= Blue slip (U.S. House of Representatives) =

Legislative procedure in the United States House of Representatives

In the House of Representatives, a blue slip is a rejection slip given to tax and spending bills sent to it by the Senate that did not originate in the House, according to the House's interpretation of the Origination Clause of the Constitution of the United States.

==Overview==
The Origination Clause of the United States Constitution (Article I, Section 7, Clause 1) provides that the House of Representatives has exclusive authority to introduce bills raising revenue: "All bills for raising Revenue shall originate in the House of Representatives." As such, the House considers itself to be the only proper venue to originate any bills appropriating revenue.

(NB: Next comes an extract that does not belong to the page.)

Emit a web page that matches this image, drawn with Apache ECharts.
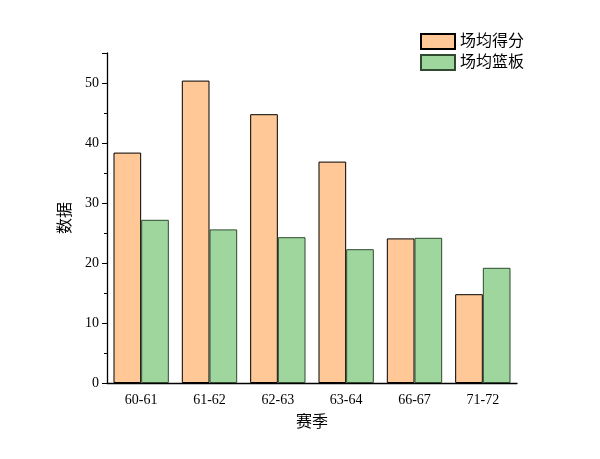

When, in the opinion of the House of Representatives, a Senate-introduced bill that raises revenue or appropriates money is passed by the Senate and sent to the House for its consideration, the House places a blue slip on the legislation that notes the House's constitutional prerogative and returns it to the Senate without taking further action. This blue-slipping procedure, done by an order of the House, is routinely completed to enforce its interpretation that the House is the sole body to introduce revenue or appropriations legislation. The failure of the House to consider the legislation means it cannot become a law. This tactic is historically of great use to the House and, as a practical matter, the Senate does not introduce tax or revenue measures in order to avoid a blue slip.

The Senate can circumvent this requirement by substituting the text of any bill previously passed by the House with the text of a revenue bill.